Ari Glass, a local artist who designed Kraken warmup jerseys for Black Hockey History Night, was stunned to hear future versions won’t be worn.
“That’s kind of the whole thing, right?” Glass said. “It’s like you make a jersey, but now none of the players wear the jersey? It’s cool that you can still make a jersey, but it doesn’t really bring it full circle if players are not wearing that jersey that you designed for the players on that team.”
Glass said other Black community members, friends and families he’d discussed his jersey design with viewed it as a chance to “bring different cultures together” in a “fresh” way.

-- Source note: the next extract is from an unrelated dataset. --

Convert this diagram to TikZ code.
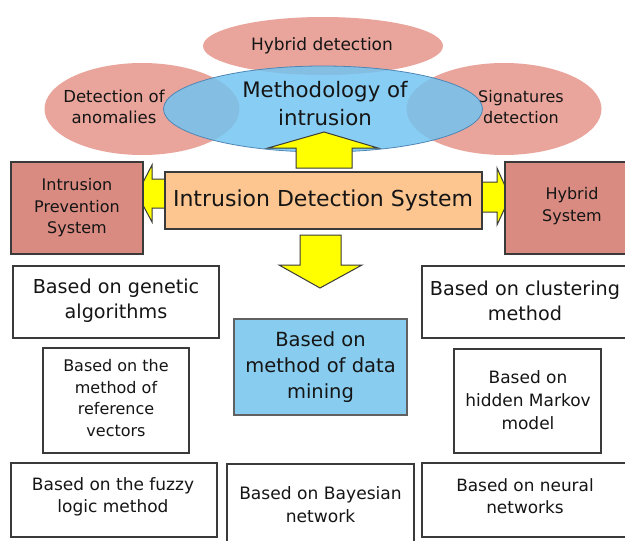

“Especially for me, growing up, and people in the Black community, we were never really into hockey,” he said. “We never had a team. And we weren’t used to being on the ice and watching winter sports.”
Glass said “cross-cultural dialogue” is something he strives for and it was “validating” for him and Black community members to see players wearing his work. “So, to not have the players wear that, that’s not really where it’s at.”
What’s frustrating so many is that NHL players, even outwardly Christian ones such as Ryan Donato and Philipp Grubauer of the Kraken, overwhelmingly wore Pride jerseys without issue. Wearing them was never meant to indoctrinate anyone into the communities being honored or get them to repudiate their own beliefs.
Rather, it was merely players showing those communities basic decency, support and respect.
“It’s disappointing to see,” Edmonton Oilers star Connor McDavid said of the league’s reversal after winning the Hart Trophy on Monday night, adding: “I know in Edmonton, we were one of the first teams to use the Pride tape. We strongly feel hockey is for everybody, and that includes the Pride nights.”
McDavid’s words matter. But so do his league’s actions.
“It just feels like such a big step backward on the progress we’ve seen specifically from the NHL the last few years,” Gale said. “It seems like they’ve tried to move things in the right direction. But, yeah, this is a big blow.”
A blow that won’t quickly be softened by continuing to invite them to dinner while insisting they keep a lower profile.